Go Get Your Florida Gator

Florida Gator

Photos by Capt. Jimmy Nelson

Go Get Your Florida Gator

By Garrett Norris

Before retiring the tarpon rod for the bow next year, try hooking into a gator. Florida’s alligator season starts in the middle of August and ends Nov. 1. Permit applications are due in April and are picked by a random drawing. If you’re lucky enough to be chosen, the permit fee is $272 for Florida residents and $1,022 for non-residents. Everyone who participates in an alligator hunt must purchase an agent’s license, which is available at the cost of $51.50.

Once you get your permit and your paperwork, there is a lot to learn before you hit the water. Gator hunting is as safe as you make it.

The tackle varies depending on how you want to take a gator. The most common method is to throw a treble hook from large spinning rod to snag the gator. The spool should be filled with 60- to 100-pound braided line, and a 12/0 3x Mustad treble hook is a good one, especially once a bench grinder is used to remove the barbs and grind the points as sharp as possible. This should be rigged with a light lead (weight varies from spot to spot) and a foot or more of small braided rope as a leader.

A harpoon is the next tool to have in your arsenal. Once near enough to the treble-hooked alligator, the harpoon is used to drive a dart with a line and buoy into the gator. This allows the hunter to turn and control the animal. Bigger gators may require more darts and lines to wear them down. The best placement of a harpoon dart is in the neck or ribs, although a leg or a tail shot works in a rush. A bowfishing bow with a line and buoy attached can be used in the same manner.

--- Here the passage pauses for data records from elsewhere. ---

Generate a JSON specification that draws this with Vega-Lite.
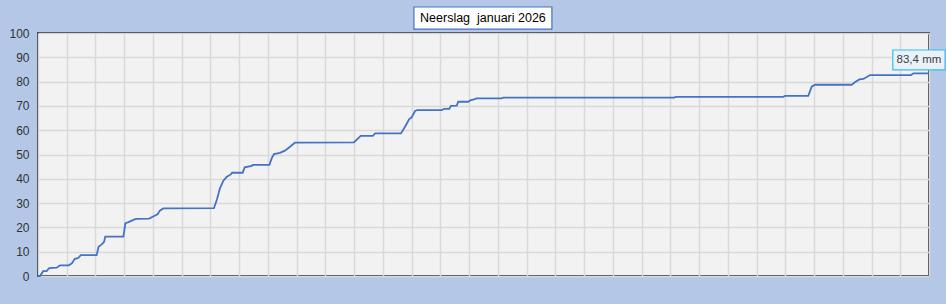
{
  "$schema": "https://vega.github.io/schema/vega-lite/v6.json",
  "width": 891,
  "height": 243,
  "autosize": {"type": "none"},
  "padding": {"left": 38, "top": 33, "right": 17, "bottom": 28},
  "background": "#b4c7e7",
  "config": {
    "view": {"fill": "#f2f2f2", "stroke": "#000000", "strokeWidth": 1.5},
    "font": "Liberation Sans",
    "axisX": {"labels": false, "ticks": false, "domain": false, "grid": true, "gridColor": "#d9d9d9", "gridWidth": 1.5},
    "axisY": {"ticks": false, "domain": false, "labelFont": "Liberation Sans", "labelFontSize": 12, "labelColor": "#333333", "labelPadding": 9, "grid": true, "gridColor": "#d9d9d9", "gridWidth": 1.5}
  },
  "layer": [
    {
      "data": {
        "values": [
          {"day": 0.0, "mm": 0.0},
          {"day": 0.07, "mm": 0.0},
          {"day": 0.18, "mm": 2.0},
          {"day": 0.30, "mm": 2.0},
          {"day": 0.39, "mm": 3.2},
          {"day": 0.65, "mm": 3.4},
          {"day": 0.77, "mm": 4.4},
          {"day": 1.07, "mm": 4.4},
          {"day": 1.18, "mm": 5.2},
          {"day": 1.28, "mm": 7.1},
          {"day": 1.39, "mm": 7.3},
          {"day": 1.49, "mm": 8.6},
          {"day": 2.04, "mm": 8.6},
          {"day": 2.11, "mm": 12.1},
          {"day": 2.20, "mm": 12.8},
          {"day": 2.30, "mm": 14.1},
          {"day": 2.34, "mm": 16.2},
          {"day": 2.97, "mm": 16.2},
          {"day": 3.04, "mm": 21.7},
          {"day": 3.13, "mm": 22.1},
          {"day": 3.30, "mm": 23.0},
          {"day": 3.41, "mm": 23.5},
          {"day": 3.87, "mm": 23.6},
          {"day": 3.99, "mm": 24.4},
          {"day": 4.16, "mm": 25.4},
          {"day": 4.24, "mm": 26.9},
          {"day": 4.36, "mm": 27.8},
          {"day": 6.12, "mm": 27.9},
          {"day": 6.22, "mm": 31.3},
          {"day": 6.33, "mm": 36.1},
          {"day": 6.45, "mm": 39.2},
          {"day": 6.57, "mm": 40.9},
          {"day": 6.71, "mm": 41.8},
          {"day": 6.75, "mm": 42.5},
          {"day": 7.12, "mm": 42.5},
          {"day": 7.19, "mm": 44.7},
          {"day": 7.44, "mm": 45.3},
          {"day": 7.47, "mm": 45.7},
          {"day": 8.05, "mm": 45.7},
          {"day": 8.13, "mm": 48.4},
          {"day": 8.21, "mm": 50.2},
          {"day": 8.42, "mm": 50.7},
          {"day": 8.59, "mm": 51.6},
          {"day": 8.77, "mm": 53.2},
          {"day": 8.94, "mm": 54.9},
          {"day": 10.99, "mm": 55.0},
          {"day": 11.23, "mm": 57.7},
          {"day": 11.65, "mm": 57.7},
          {"day": 11.73, "mm": 58.7},
          {"day": 12.63, "mm": 58.7},
          {"day": 12.77, "mm": 61.4},
          {"day": 12.91, "mm": 64.5},
          {"day": 13.00, "mm": 65.3},
          {"day": 13.12, "mm": 67.9},
          {"day": 13.20, "mm": 68.3},
          {"day": 14.05, "mm": 68.3},
          {"day": 14.13, "mm": 68.8},
          {"day": 14.31, "mm": 68.8},
          {"day": 14.37, "mm": 70.0},
          {"day": 14.57, "mm": 70.1},
          {"day": 14.62, "mm": 71.7},
          {"day": 14.97, "mm": 71.7},
          {"day": 15.06, "mm": 72.4},
          {"day": 15.17, "mm": 72.7},
          {"day": 15.26, "mm": 73.1},
          {"day": 16.13, "mm": 73.1},
          {"day": 16.19, "mm": 73.4},
          {"day": 22.13, "mm": 73.4},
          {"day": 22.20, "mm": 73.7},
          {"day": 25.93, "mm": 73.7},
          {"day": 25.99, "mm": 74.1},
          {"day": 26.80, "mm": 74.1},
          {"day": 26.92, "mm": 77.9},
          {"day": 27.03, "mm": 78.7},
          {"day": 28.31, "mm": 78.7},
          {"day": 28.43, "mm": 79.8},
          {"day": 28.58, "mm": 80.9},
          {"day": 28.72, "mm": 81.1},
          {"day": 28.95, "mm": 82.7},
          {"day": 30.37, "mm": 82.7},
          {"day": 30.46, "mm": 83.4},
          {"day": 31.0, "mm": 83.4}
        ]
      },
      "mark": {"type": "line", "color": "#4472c4", "strokeWidth": 1.8},
      "encoding": {
        "x": {
          "field": "day", "type": "quantitative",
          "scale": {"domain": [0, 31], "nice": false, "zero": false},
          "axis": {"title": null, "values": [0,1,2,3,4,5,6,7,8,9,10,11,12,13,14,15,16,17,18,19,20,21,22,23,24,25,26,27,28,29,30,31]}
        },
        "y": {
          "field": "mm", "type": "quantitative",
          "scale": {"domain": [0, 100], "nice": false},
          "axis": {"title": null, "values": [0,10,20,30,40,50,60,70,80,90,100]}
        }
      }
    },
    {
      "data": {"values": [{"label": "Neerslag\u00a0 januari 2026"}]},
      "mark": {"type": "rect", "fill": "#ffffff", "stroke": "#4472c4", "strokeWidth": 1.2},
      "encoding": {
        "x": {"datum": 13.08, "type": "quantitative", "axis": {"title": null, "values": [0,1,2,3,4,5,6,7,8,9,10,11,12,13,14,15,16,17,18,19,20,21,22,23,24,25,26,27,28,29,30,31]}},
        "x2": {"datum": 17.88},
        "y": {"datum": 110.7, "type": "quantitative", "axis": {"title": null, "values": [0,10,20,30,40,50,60,70,80,90,100]}},
        "y2": {"datum": 101.6}
      }
    },
    {
      "data": {"values": [{"label": "Neerslag\u00a0 januari 2026"}]},
      "mark": {"type": "text", "font": "Liberation Sans", "fontSize": 12.5, "color": "#000000", "align": "center", "baseline": "middle"},
      "encoding": {
        "x": {"datum": 15.48, "type": "quantitative", "axis": {"title": null, "values": [0,1,2,3,4,5,6,7,8,9,10,11,12,13,14,15,16,17,18,19,20,21,22,23,24,25,26,27,28,29,30,31]}},
        "y": {"datum": 106.2, "type": "quantitative", "axis": {"title": null, "values": [0,10,20,30,40,50,60,70,80,90,100]}},
        "text": {"field": "label"}
      }
    },
    {
      "data": {"values": [{"label": "83,4 mm"}]},
      "mark": {"type": "rect", "fill": "#eaf1fb", "stroke": "#33bdf2", "strokeWidth": 1.2},
      "encoding": {
        "x": {"datum": 29.74, "type": "quantitative", "axis": {"title": null, "values": [0,1,2,3,4,5,6,7,8,9,10,11,12,13,14,15,16,17,18,19,20,21,22,23,24,25,26,27,28,29,30,31]}},
        "x2": {"datum": 31.56},
        "y": {"datum": 93.0, "type": "quantitative", "axis": {"title": null, "values": [0,10,20,30,40,50,60,70,80,90,100]}},
        "y2": {"datum": 84.8}
      }
    },
    {
      "data": {"values": [{"label": "83,4 mm"}]},
      "mark": {"type": "text", "font": "Liberation Sans", "fontSize": 11.5, "color": "#404040", "align": "center", "baseline": "middle"},
      "encoding": {
        "x": {"datum": 30.65, "type": "quantitative", "axis": {"title": null, "values": [0,1,2,3,4,5,6,7,8,9,10,11,12,13,14,15,16,17,18,19,20,21,22,23,24,25,26,27,28,29,30,31]}},
        "y": {"datum": 88.9, "type": "quantitative", "axis": {"title": null, "values": [0,10,20,30,40,50,60,70,80,90,100]}},
        "text": {"field": "label"}
      }
    }
  ]
}
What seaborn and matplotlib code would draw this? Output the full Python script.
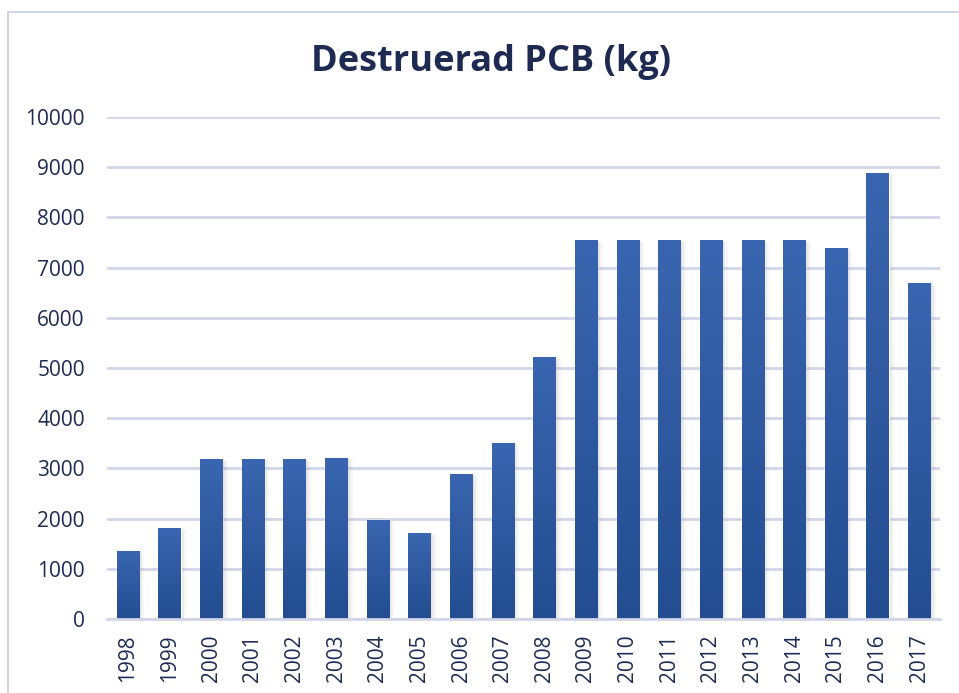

It’s difficult to look at the red glowing eyes and know how big a gator is. Sometimes actions will give it away. Big stubborn gators on public water won’t let you put a light on them long; they tend to quietly slip away. Some will just sink to the bottom and wait for you to go by. Large cleared trails through aquatic weeds and brush are a sure sign a gator is using the area. Many times a gator will have many babies around. This is usually a female protecting her young from other larger predators, mainly male gators. When encountering a 5 to 8 foot gator in heavy cover, this is usually a female and should be passed, as she is our future breeding stock.

In hunting a big gator, there can be many nights of scouting and casting with no success. Once we find a gator worth filling a tag, we slowly creep within casting range and throw the treble hook until we get a hook set. With the first line in, it’s a matter of playing the gator and maneuvering the boat to get harpoon or bow lines in. Once the animal is wrestled to the side of the boat, we use a bang stick to finish it. A bang stick is a pole with a firearm cartridge at the end. It fires when pressed hard behind the gator’s head. To sever the spine, you want to hit the gator an inch or two behind the half moon shape on top of its head. It helps to coat the rim of the shell and the primer with fingernail polish, which makes it more water resistant.

You can forget just about everything you may have seen on TV about gator hunting. Different states have different laws, and in Florida no shots from firearms or baited hooks are allowed. A baited wooden peg no longer than 2 inches is allowed, but it must be tied to a handling line kept in the boat at all times.

Legal hunting hours are 5 p.m. to 10 a.m., so most hunting is done at night. The single most important item is a good spotlight. We use a 100w halogen light on a headband that’s attached to a car battery. Ultra-light is the brand headlight we use.

After a gator is taken, you have the option of keeping it or selling it to a licensed processor, who will pay you by the foot. A processor can also clean the gator for you for a fee. If the gator is going to sit a while before it is cleaned, place it on a tarp, pour ice all around it and wrap the tarp over. If the skin starts to peel, the gator is spoiling and the processor will reject it.

If you decide to keep it and clean it yourself, it’s best to lay the gator out on a hard clean surface and scrub it down with bleach and dish soap so no bacteria gets on the meat when you skin the animal. Most people prefer a gator in the 6- to 7-foot range for the best tasting meat. The tail provides the most meat, but don’t forget to clean the legs and the meat off the jaws.

People new to gator hunting should consider hiring a local guide to help fill their tags, and some guides have tags clients can help fill. There is a list of alligator guides on the FWC website at http://myfwc.com/wildlifehabitats/managed/alligator/links/. Guides like Tanner Norris, from Osceola Connections in central Florida, or Cary Crutchfield, with Florida Cracker Alligator Inc., in north-central Florida, are your best bet to fill tags. They will provide the safest hunt full of unforgettable moments and pictures to show and brag to all your friends.